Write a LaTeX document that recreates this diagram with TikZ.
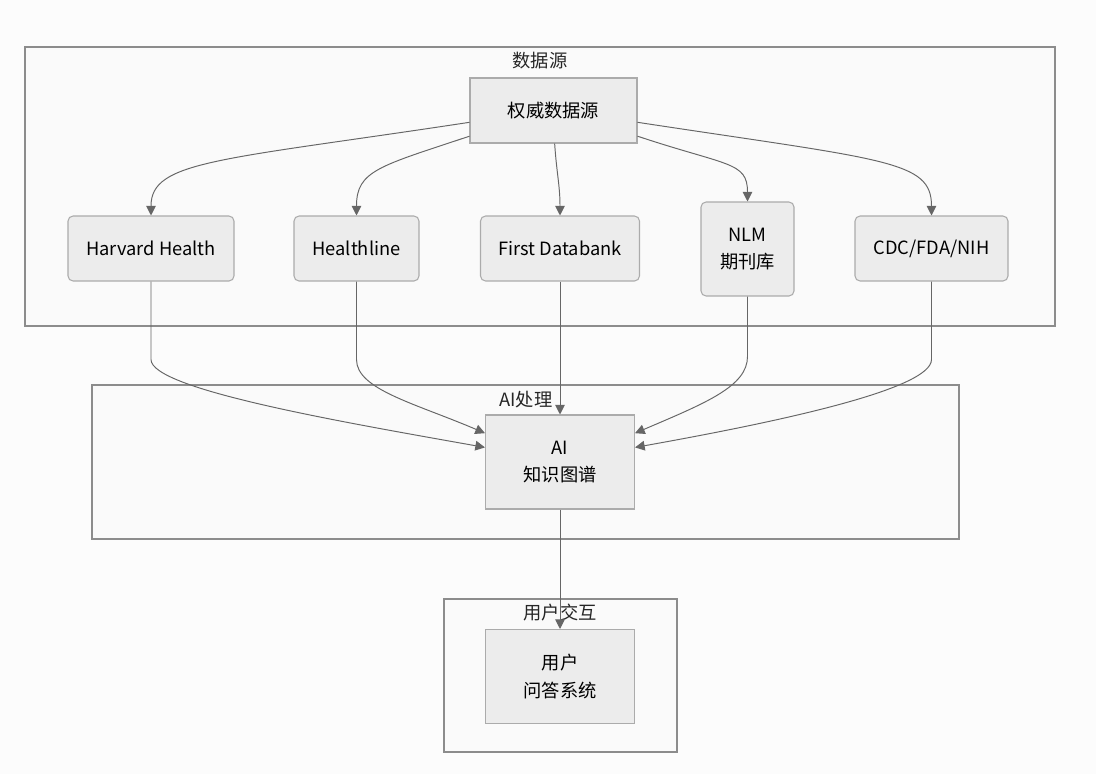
\documentclass[tikz,border=0pt]{standalone}
\usepackage{fontspec}
\setmainfont{Noto Sans CJK SC}
\usetikzlibrary{arrows.meta}
\definecolor{boxfill}{HTML}{ECECEC}
\definecolor{boxline}{HTML}{ABABAB}
\definecolor{grpline}{HTML}{8C8C8C}
\definecolor{edgecol}{HTML}{666666}
\tikzset{
  grp/.style={draw=grpline,fill=white!98!black,line width=0.6pt},
  grplabel/.style={inner sep=0pt,text=black!85},
  box/.style={draw=boxline,fill=boxfill,line width=0.6pt,align=center,inner sep=0pt},
  rbox/.style={box,rounded corners=0.1cm},
  arr/.style={draw=edgecol,line width=0.55pt,-{Triangle[length=5.5pt,width=5.5pt]}}
}
\begin{document}
\begin{tikzpicture}[x=0.02cm,y=-0.02cm,every node/.style={font=\fontsize{10.4}{15.6}\selectfont}]
        \fill[white!99!black] (0,0) rectangle (1096,774);
        \useasboundingbox (0,0) rectangle (1096,774);
        % subgraphs
        \draw[grp] (25,47) rectangle (1055,326);
        \draw[grp] (92,385) rectangle (959,539);
        \draw[grp] (444,599) rectangle (677,752);
        \node[grplabel] (lsrc) at (540,61) {数据源};
        \node[grplabel] (lai) at (526,400) {AI处理};
        \node[grplabel] (lusr) at (560,613) {用户交互};
        % nodes
        \node[box,minimum width=3.34cm,minimum height=1.3cm] (src) at (553.5,110.5) {权威数据源};
        \node[rbox,minimum width=3.32cm,minimum height=1.3cm] (hh) at (151,248.5) {Harvard Health};
        \node[rbox,minimum width=2.5cm,minimum height=1.3cm] (hl) at (356.5,248.5) {Healthline};
        \node[rbox,minimum width=3.18cm,minimum height=1.3cm] (fdb) at (560,248.5) {First Databank};
        \node[rbox,minimum width=1.86cm,minimum height=1.88cm] (nlm) at (747.5,249) {NLM\\期刊库};
        \node[rbox,minimum width=3.06cm,minimum height=1.3cm] (cdc) at (931.5,248.5) {CDC/FDA/NIH};
        \node[box,minimum width=2.98cm,minimum height=1.88cm] (ai) at (560,462) {AI\\知识图谱};
        \node[box,minimum width=2.98cm,minimum height=1.88cm] (usr) at (560,676.5) {用户\\问答系统};
        % edges
        \draw[arr] (src.188) .. controls +(-250,38) and +(0,-55) .. (hh.north);
        \draw[arr] (src.197) .. controls +(-90,30) and +(0,-45) .. (hl.north);
        \draw[arr] (src.-88) .. controls +(2,30) and +(0,-30) .. (fdb.north);
        \draw[arr] (src.-17) .. controls +(90,30) and +(0,-40) .. (nlm.north);
        \draw[arr] (src.-8) .. controls +(250,38) and +(0,-55) .. (cdc.north);
        \draw[arr] (hh.south) -- ++(0,78) .. controls +(0,30) and +(-140,-25) .. (ai.169);
        \draw[arr] (hl.south) -- ++(0,78) .. controls +(0,30) and +(-70,-30) .. (ai.159);
        \draw[arr] (fdb.south) -- (ai.north);
        \draw[arr] (nlm.south) -- ++(0,60) .. controls +(0,30) and +(70,-30) .. (ai.21);
        \draw[arr] (cdc.south) -- ++(0,78) .. controls +(0,30) and +(140,-25) .. (ai.11);
        \draw[arr] (ai.south) -- (usr.north);
\end{tikzpicture}
\end{document}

····················

**TASK GOAL:**
Leave out the pictures and restate everything else word for word.

**SOLUTION TO THIS PROBLEM:**
Write a LaTeX document that recreates this diagram with TikZ.
\documentclass[tikz,border=0pt]{standalone}
\usepackage{fontspec}
\setmainfont{Noto Sans CJK SC}
\usetikzlibrary{arrows.meta}
\definecolor{boxfill}{HTML}{ECECEC}
\definecolor{boxline}{HTML}{ABABAB}
\definecolor{grpline}{HTML}{8C8C8C}
\definecolor{edgecol}{HTML}{666666}
\tikzset{
  grp/.style={draw=grpline,fill=white!98!black,line width=0.6pt},
  grplabel/.style={inner sep=0pt,text=black!85},
  box/.style={draw=boxline,fill=boxfill,line width=0.6pt,align=center,inner sep=0pt},
  rbox/.style={box,rounded corners=0.1cm},
  arr/.style={draw=edgecol,line width=0.55pt,-{Triangle[length=5.5pt,width=5.5pt]}}
}
\begin{document}
\begin{tikzpicture}[x=0.02cm,y=-0.02cm,every node/.style={font=\fontsize{10.4}{15.6}\selectfont}]
        \fill[white!99!black] (0,0) rectangle (1096,774);
        \useasboundingbox (0,0) rectangle (1096,774);
        % subgraphs
        \draw[grp] (25,47) rectangle (1055,326);
        \draw[grp] (92,385) rectangle (959,539);
        \draw[grp] (444,599) rectangle (677,752);
        \node[grplabel] (lsrc) at (540,61) {数据源};
        \node[grplabel] (lai) at (526,400) {AI处理};
        \node[grplabel] (lusr) at (560,613) {用户交互};
        % nodes
        \node[box,minimum width=3.34cm,minimum height=1.3cm] (src) at (553.5,110.5) {权威数据源};
        \node[rbox,minimum width=3.32cm,minimum height=1.3cm] (hh) at (151,248.5) {Harvard Health};
        \node[rbox,minimum width=2.5cm,minimum height=1.3cm] (hl) at (356.5,248.5) {Healthline};
        \node[rbox,minimum width=3.18cm,minimum height=1.3cm] (fdb) at (560,248.5) {First Databank};
        \node[rbox,minimum width=1.86cm,minimum height=1.88cm] (nlm) at (747.5,249) {NLM\\期刊库};
        \node[rbox,minimum width=3.06cm,minimum height=1.3cm] (cdc) at (931.5,248.5) {CDC/FDA/NIH};
        \node[box,minimum width=2.98cm,minimum height=1.88cm] (ai) at (560,462) {AI\\知识图谱};
        \node[box,minimum width=2.98cm,minimum height=1.88cm] (usr) at (560,676.5) {用户\\问答系统};
        % edges
        \draw[arr] (src.188) .. controls +(-250,38) and +(0,-55) .. (hh.north);
        \draw[arr] (src.197) .. controls +(-90,30) and +(0,-45) .. (hl.north);
        \draw[arr] (src.-88) .. controls +(2,30) and +(0,-30) .. (fdb.north);
        \draw[arr] (src.-17) .. controls +(90,30) and +(0,-40) .. (nlm.north);
        \draw[arr] (src.-8) .. controls +(250,38) and +(0,-55) .. (cdc.north);
        \draw[arr] (hh.south) -- ++(0,78) .. controls +(0,30) and +(-140,-25) .. (ai.169);
        \draw[arr] (hl.south) -- ++(0,78) .. controls +(0,30) and +(-70,-30) .. (ai.159);
        \draw[arr] (fdb.south) -- (ai.north);
        \draw[arr] (nlm.south) -- ++(0,60) .. controls +(0,30) and +(70,-30) .. (ai.21);
        \draw[arr] (cdc.south) -- ++(0,78) .. controls +(0,30) and +(140,-25) .. (ai.11);
        \draw[arr] (ai.south) -- (usr.north);
\end{tikzpicture}
\end{document}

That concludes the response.